TWO WEEKENDS ONLY: October 24-26 & October 31-November 2. Fridays & Saturdays at 7:30 p.m. and Sundays at 6:00 p.m.
ADMISSIONS: Adults – $1000 / Students – $400 (with I.D.)
VENUE: Dennis Scott Studio Theatre, 1 Arthur Wint Drive, Kingston 5
BOOKINGS: Call School of Drama Box Office at (876) 968-0028
Synopsis:
Using a side-show carnival motif, Susan-Lori Park’s takes us on a satirical journey of ‘The Venus Hottentot’. Parks’ Venus is the story of Sarah Saartjie Baartman, a young woman of Khoisan heritage who in 1810, is taken from her South African homeland to be showcased as an oddity and curiosity in London and later Paris, under the appellation, ‘Hottentot Venus’. Parks juxtaposes Baartman’s sensuality, sexuality and femininity with her objectification, fetishization and exoticization. Parks’ unique dialogue creates moments that will leave you laughing, cringing, troubled and in true Brechtian style, thrust you into the jarringly strange.

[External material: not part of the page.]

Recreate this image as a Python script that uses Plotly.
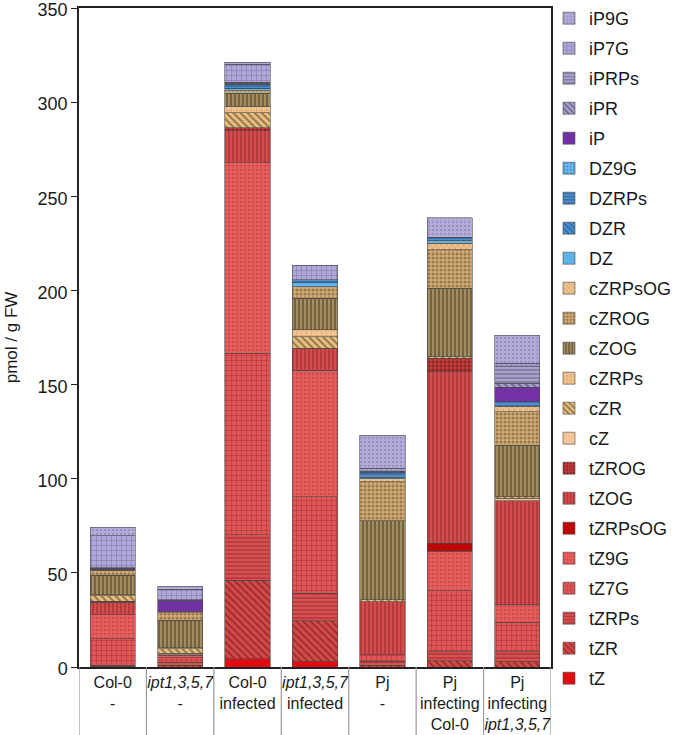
import plotly.graph_objects as go

categories = ["Col-0<br>-", "<i>ipt1,3,5,7</i><br>-", "Col-0<br>infected",
              "<i>ipt1,3,5,7</i><br>infected", "Pj<br>-", "Pj<br>infecting<br>Col-0",
              "Pj<br>infecting<br><i>ipt1,3,5,7</i>"]

# values (pmol / g FW), stacked bottom -> top
tZ      = [0,    0,   4.5,  3.0,  0,    0,    0]
tZR     = [0.3,  1.0, 41.7, 21.6, 1.0,  3.4,  2.8]
tZRPs   = [0.5,  1.5, 24.0, 14.5, 2.0,  4.7,  5.3]
tZ7G    = [14.2, 2.5, 96.5, 51.3, 3.4,  32.3, 15.6]
tZ9G    = [12.7, 1.0, 101.0, 67.3, 0,   21.2, 9.6]
tZRPsOG = [0,    0,   0,    0,    0,    4.1,  0]
tZOG    = [6.8,  0.5, 17.0, 11.5, 28.3, 91.1, 55.0]
tZROG   = [0.3,  0,   1.6,  0,    0,    7.1,  0]
cZ      = [0,    0.8, 0,    0,    0,    0,    1.3]
cZR     = [3.0,  2.5, 8.0,  6.2,  1.0,  0.9,  1.2]
cZRPs   = [0.5,  0.5, 3.5,  3.6,  0,    0,    0]
cZOG    = [10.5, 14.5, 7.0, 16.8, 42.0, 36.3, 27.1]
cZROG   = [2.5,  4.0, 1.2,  6.2,  20.7, 20.4, 17.7]
cZRPsOG = [0.3,  0.5, 0,    0,    1.5,  3.5,  3.0]
DZ      = [0,    0,   1.0,  2.0,  1.0,  1.7,  0]
DZR     = [0,    0,   0.5,  0,    0,    0,    0]
DZRPs   = [0,    0,   2.0,  1.7,  2.6,  1.5,  2.3]
DZ9G    = [0,    0,   0,    0,    0,    0,    0]
iP      = [0.5,  5.8, 0,    0,    0,    0,    7.6]
iPR     = [0.3,  0.3, 0.5,  0,    0.5,  0,    2.1]
iPRPs   = [0.3,  0.3, 0.5,  0,    0,    0,    8.9]
iP7G    = [17.0, 5.5, 9.5,  7.6,  1.5,  0,    1.8]
iP9G    = [4.5,  1.8, 1.1,  0,    17.5, 10.4, 15.0]

series = [
    ("tZ", tZ), ("tZR", tZR), ("tZRPs", tZRPs), ("tZ7G", tZ7G), ("tZ9G", tZ9G),
    ("tZRPsOG", tZRPsOG), ("tZOG", tZOG), ("tZROG", tZROG),
    ("cZ", cZ), ("cZR", cZR), ("cZRPs", cZRPs), ("cZOG", cZOG), ("cZROG", cZROG),
    ("cZRPsOG", cZRPsOG), ("DZ", DZ), ("DZR", DZR), ("DZRPs", DZRPs), ("DZ9G", DZ9G),
    ("iP", iP), ("iPR", iPR), ("iPRPs", iPRPs), ("iP7G", iP7G), ("iP9G", iP9G),
]

# name: (shape, bgcolor, fgcolor, size, solidity)
styles = {
    "tZ":      ("",   "#e30b12", "#e30b12", 6, 0.3),
    "tZR":     ("\\", "#d24a48", "#5e1010", 5, 0.35),
    "tZRPs":   ("-",  "#d95050", "#6a1515", 4, 0.3),
    "tZ7G":    ("+",  "#e05656", "#6a1515", 5, 0.2),
    "tZ9G":    (".",  "#e75d5d", "#b03535", 4, 0.3),
    "tZRPsOG": ("x",  "#c40808", "#7a0000", 4, 0.3),
    "tZOG":    ("|",  "#d44c4c", "#6a1515", 4, 0.3),
    "tZROG":   (".",  "#c23a3a", "#5a1010", 4, 0.4),
    "cZ":      ("",   "#f4c398", "#f4c398", 6, 0.3),
    "cZR":     ("\\", "#e8c080", "#3a2a10", 5, 0.4),
    "cZRPs":   ("+",  "#f2c490", "#b08050", 5, 0.2),
    "cZOG":    ("|",  "#76623f", "#f3dba5", 4, 0.35),
    "cZROG":   (".",  "#d2ac74", "#5e4428", 4, 0.45),
    "cZRPsOG": ("x",  "#f0c490", "#a07040", 4, 0.3),
    "DZ":      ("",   "#62b2ea", "#62b2ea", 6, 0.3),
    "DZR":     ("\\", "#4a8fd0", "#1a3a60", 5, 0.35),
    "DZRPs":   ("-",  "#4f8ecc", "#1a3a60", 4, 0.35),
    "DZ9G":    (".",  "#6ab6ec", "#2a6aa0", 4, 0.3),
    "iP":      ("",   "#7232a6", "#7232a6", 6, 0.3),
    "iPR":     ("\\", "#a9a1cb", "#303050", 5, 0.4),
    "iPRPs":   ("-",  "#aaa2cc", "#404060", 4, 0.35),
    "iP7G":    ("+",  "#b1a7d8", "#434370", 5, 0.2),
    "iP9G":    (".",  "#b5abda", "#8078a8", 4, 0.3),
}

fig = go.Figure()
for i, (name, vals) in enumerate(series):
    shape, bg, fg, size, sol = styles[name]
    y = [v if v > 0 else None for v in vals]
    fig.add_trace(go.Bar(
        x=categories, y=y, name=name, legendgroup=name, legendrank=1000 - i,
        marker=dict(color=bg, line=dict(color="#4a4a4a", width=0.6),
                    pattern=dict(shape=shape, bgcolor=bg, fgcolor=fg, size=size,
                                 solidity=sol, fillmode="overlay")),
    ))

n = len(categories)
bottom = -68 / 659
for i in range(n + 1):
    fig.add_shape(type="line", xref="x", yref="paper", x0=i - 0.5, x1=i - 0.5,
                  y0=0, y1=bottom, line=dict(color="#9a9a9a", width=1.2))

font_family = "Liberation Sans, Arial, sans-serif"
fig.update_layout(
    width=677, height=735,
    margin=dict(l=79, r=126, t=8, b=68, autoexpand=False),
    barmode="stack", bargap=0.33,
    plot_bgcolor="white", paper_bgcolor="white",
    font=dict(family=font_family, color="#1a1a1a", size=16),
    showlegend=True,
    legend=dict(traceorder="grouped", tracegroupgap=3.6,
                xref="container", yref="container", maxheight=734,
                x=549 / 677, xanchor="left", y=1.0, yanchor="top",
                font=dict(size=18, family=font_family, color="#1a1a1a"),
                bgcolor="rgba(0,0,0,0)"),
    xaxis=dict(type="category", range=[-0.5, n - 0.5], showgrid=False,
               showline=True, linecolor="#222", linewidth=1.5, mirror=True,
               ticks="", tickfont=dict(size=16), tickangle=0, automargin=False),
    yaxis=dict(range=[0, 350], dtick=50, showgrid=False, zeroline=False,
               showline=True, linecolor="#222", linewidth=1.5, mirror=True,
               ticks="outside", ticklen=6, tickcolor="#222",
               tickfont=dict(size=18), automargin=False,
               ticklabeloverflow="allow", ticklabelshift=2,
               title=dict(text="pmol / g FW", font=dict(size=17), standoff=16)),
)

fig.write_html("out.html", config={"displayModeBar": False},
               post_script="document.body.style.margin='0';document.body.style.padding='0';")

We see Baartman eventually emerge in all her show-ready glory. What her dress reveals are the burdens of history embodied by one woman. This is not merely the story of a woman with a large posterior, this is the story of a woman who is abducted (though seemingly complicit) from her homeland and is completely ‘othered’ in Europe where she is abused, treated like an animal and after five brutal years dies, unmourned. She dies after a miserable and poor existence in 1815 at the tender age of 25. Even in death her body does not belong to her as she is dissected by Dr. Georges Cuvier and her skeleton is later exhibited in the Musee de l’Homme in Paris.
Some hundred years later, her remains were eventually returned to South Africa in 2002 and her grave in Hankey in the Eastern Cape has since become an official heritage site. Giving Saartjie something she was never afforded in her short life…dignity.